The baby was one of many so-called "ghost workers" found to be getting salaries without performing a job, said Garba Gajam, the attorney general of Zamfara state located in Nigeria's arid and impoverished northwest.

The employee was listed as being 1-month-old in government records, but Gajam said the child's father actually started collecting the salary before the baby was born. Records also show that the baby has a diploma.

Zamfara state has asked government workers to present their letters of employment and qualifications in a verification exercise meant to reverse a trend that has government workers giving fictitious jobs to family members to boost their pay checks.

"It's at the local government level that this is most rampant," Gajam said Friday. "Leaving the local government with nothing to execute projects."

The local government is responsible for maintaining roads, disposing of garbage and providing public transportation. But diversions of funds, such as to "ghost workers," means the majority of Nigerians are left with virtually no services from their government.

Offenders in Zamfara state will have to refund all the money collected over the years and will also most likely be prosecuted, said Gajam.

But analysts say the trend cuts across the country.

"There is no state in Nigeria that doesn't have ghost workers," says Thompson Ayodele, director of Initiative for Public Policy Analysis in Lagos. "In this case, at least the baby is alive, what about the thousands of ghost workers who don't even exist?"

"Ghost workers" collect salaries and eventually qualify for pensions as well.
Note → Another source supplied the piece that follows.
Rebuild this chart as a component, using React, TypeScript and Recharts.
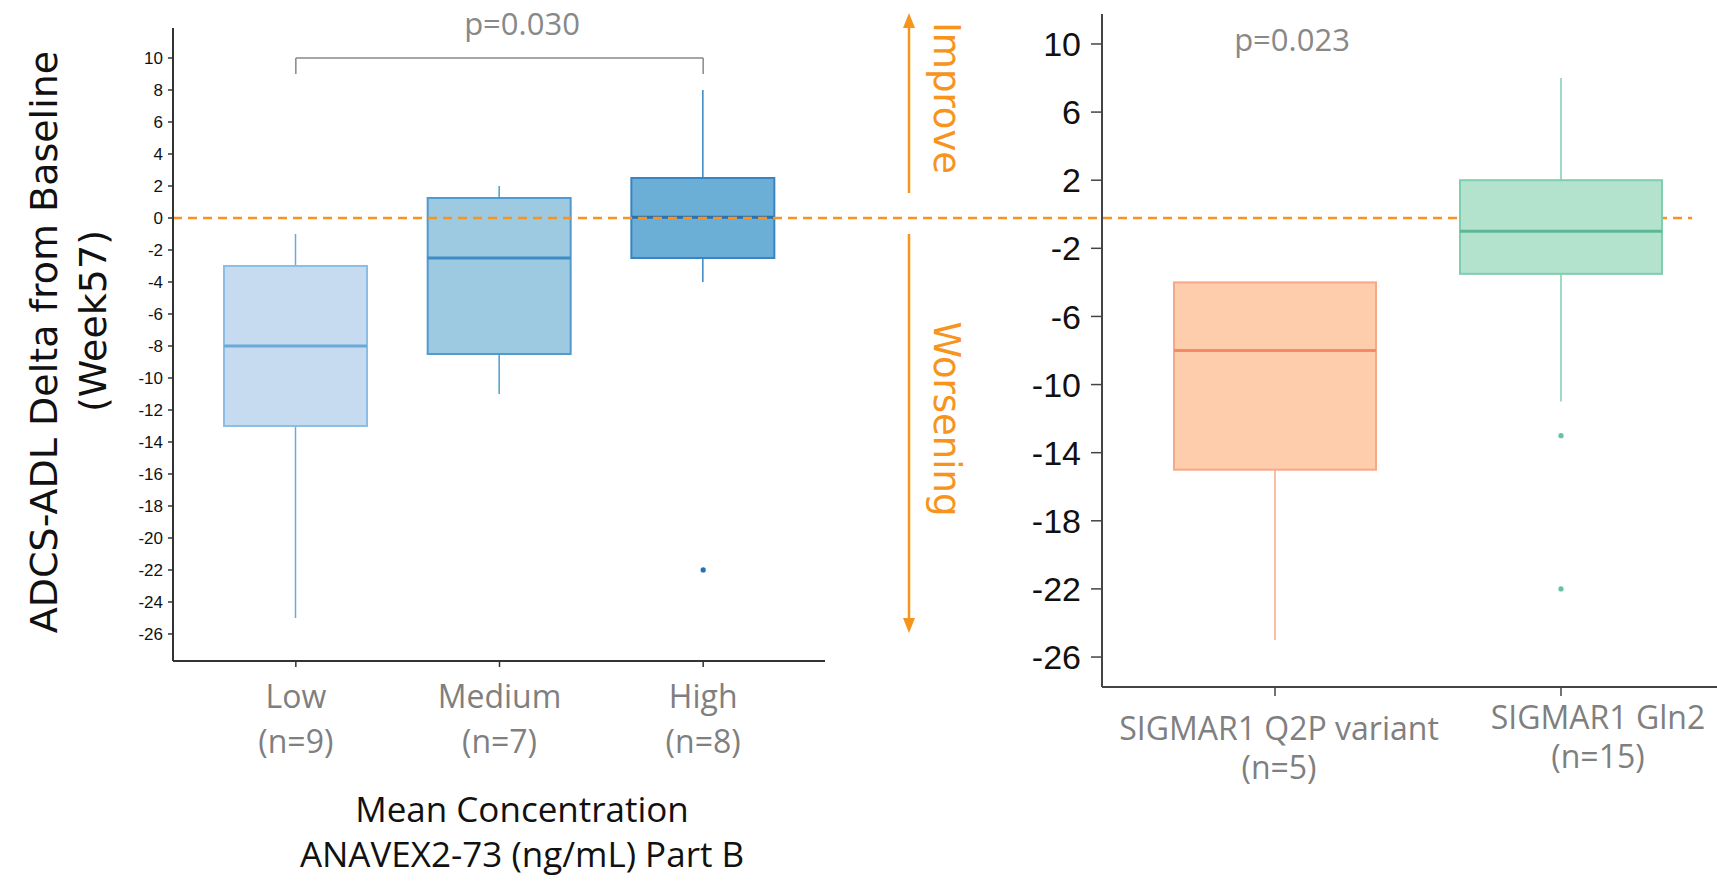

The money is actually paid into the accounts of the people who created the identities.

"(Government workers) even continue collecting the pensions of dead people," says Ayodele who authored a book on the issue.

Eight people are standing trial at the moment for diverting pension funds using "nonexistent" persons, said Femi Babafemi, spokesman for Nigeria's Economic and Financial Crimes Commission.

"Meanwhile, the real pensioners who earned these funds were left unattended to," he said.

Nigeria, a top crude oil supplier to the U.S., has a long history of corruption, with one official once estimating the country has lost more than $380 billion to graft since gaining its independence from Britain in 1960. Corruption trickles down from politicians in the capital city of Abuja to the lowest police officer who shake down bribes at traffic checkpoints.